Challenge: Make an exact transcription of the material, leaving out all images.

Start of Information shown

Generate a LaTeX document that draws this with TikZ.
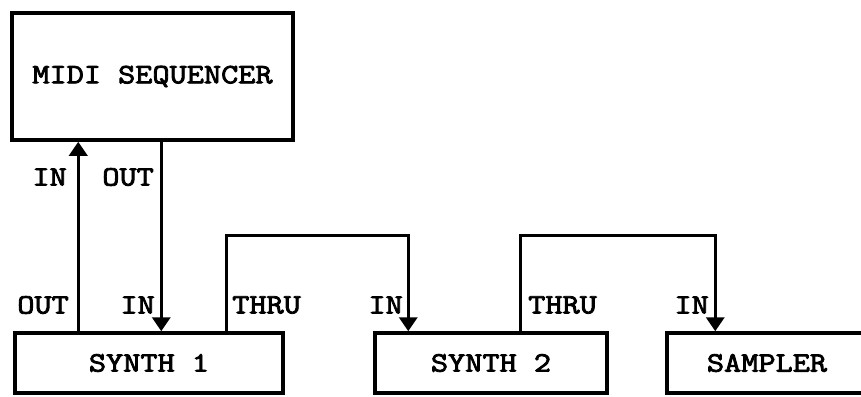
\documentclass[tikz,border=0pt]{standalone}
\usepackage{fontspec}
\newfontfamily\courfont{Latin Modern Mono}[FakeStretch=1.19,FakeBold=3]
\usetikzlibrary{arrows.meta,calc}
\begin{document}
\begin{tikzpicture}[x=1pt,y=-1pt,
  box/.style={draw,line width=3.5pt,inner sep=0pt,font=\courfont\fontsize{28}{30}\selectfont},
  lbl/.style={inner sep=0pt,font=\courfont\fontsize{28}{30}\selectfont},
  arr/.style={line width=3.5pt,-{Triangle[length=14pt,width=18pt]}}]
\useasboundingbox (0,0) rectangle (861,396);
\node[box,minimum width=281pt,minimum height=127pt] (seq) at (152.5,76.5) {MIDI SEQUENCER};
\node[box,minimum width=268pt,minimum height=60pt] (s1) at (149,363) {SYNTH 1};
\node[box,minimum width=232pt,minimum height=60pt] (s2) at (491,363) {SYNTH 2};
\node[box,minimum width=200pt,minimum height=60pt] (smp) at (767,363) {SAMPLER};
% sequencer <-> synth 1
\coordinate (a1) at ([xshift=65pt]s1.north west);
\draw[arr] (a1) -- (a1 |- seq.south);
\coordinate (a2) at ([xshift=151pt]seq.south west);
\draw[arr] (a2) -- (a2 |- s1.north);
% thru synth1 -> synth2
\coordinate (t1) at ([xshift=213pt]s1.north west);
\coordinate (i2) at ([xshift=35pt]s2.north west);
\draw[arr] (t1) -- ++(0,-96) -| (i2);
% thru synth2 -> sampler
\coordinate (t2) at ([xshift=147pt]s2.north west);
\coordinate (i3) at ([xshift=50pt]smp.north west);
\draw[arr] (t2) -- ++(0,-96) -| (i3);
% labels
\node[lbl,anchor=east] (lin) at (67,177) {IN};
\node[lbl,anchor=east] (lout) at (154,177) {OUT};
\node[lbl,anchor=east] (l1) at (69,305) {OUT};
\node[lbl,anchor=east] (l2) at (155,305) {IN};
\node[lbl,anchor=west] (l3) at (232,305) {THRU};
\node[lbl,anchor=east] (l4) at (403,305) {IN};
\node[lbl,anchor=west] (l5) at (528,305) {THRU};
\node[lbl,anchor=east] (l6) at (709,305) {IN};
\end{tikzpicture}
\end{document}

End of Information shown

Result of this exercise:
Generate a LaTeX document that draws this with TikZ.
\documentclass[tikz,border=0pt]{standalone}
\usepackage{fontspec}
\newfontfamily\courfont{Latin Modern Mono}[FakeStretch=1.19,FakeBold=3]
\usetikzlibrary{arrows.meta,calc}
\begin{document}
\begin{tikzpicture}[x=1pt,y=-1pt,
  box/.style={draw,line width=3.5pt,inner sep=0pt,font=\courfont\fontsize{28}{30}\selectfont},
  lbl/.style={inner sep=0pt,font=\courfont\fontsize{28}{30}\selectfont},
  arr/.style={line width=3.5pt,-{Triangle[length=14pt,width=18pt]}}]
\useasboundingbox (0,0) rectangle (861,396);
\node[box,minimum width=281pt,minimum height=127pt] (seq) at (152.5,76.5) {MIDI SEQUENCER};
\node[box,minimum width=268pt,minimum height=60pt] (s1) at (149,363) {SYNTH 1};
\node[box,minimum width=232pt,minimum height=60pt] (s2) at (491,363) {SYNTH 2};
\node[box,minimum width=200pt,minimum height=60pt] (smp) at (767,363) {SAMPLER};
% sequencer <-> synth 1
\coordinate (a1) at ([xshift=65pt]s1.north west);
\draw[arr] (a1) -- (a1 |- seq.south);
\coordinate (a2) at ([xshift=151pt]seq.south west);
\draw[arr] (a2) -- (a2 |- s1.north);
% thru synth1 -> synth2
\coordinate (t1) at ([xshift=213pt]s1.north west);
\coordinate (i2) at ([xshift=35pt]s2.north west);
\draw[arr] (t1) -- ++(0,-96) -| (i2);
% thru synth2 -> sampler
\coordinate (t2) at ([xshift=147pt]s2.north west);
\coordinate (i3) at ([xshift=50pt]smp.north west);
\draw[arr] (t2) -- ++(0,-96) -| (i3);
% labels
\node[lbl,anchor=east] (lin) at (67,177) {IN};
\node[lbl,anchor=east] (lout) at (154,177) {OUT};
\node[lbl,anchor=east] (l1) at (69,305) {OUT};
\node[lbl,anchor=east] (l2) at (155,305) {IN};
\node[lbl,anchor=west] (l3) at (232,305) {THRU};
\node[lbl,anchor=east] (l4) at (403,305) {IN};
\node[lbl,anchor=west] (l5) at (528,305) {THRU};
\node[lbl,anchor=east] (l6) at (709,305) {IN};
\end{tikzpicture}
\end{document}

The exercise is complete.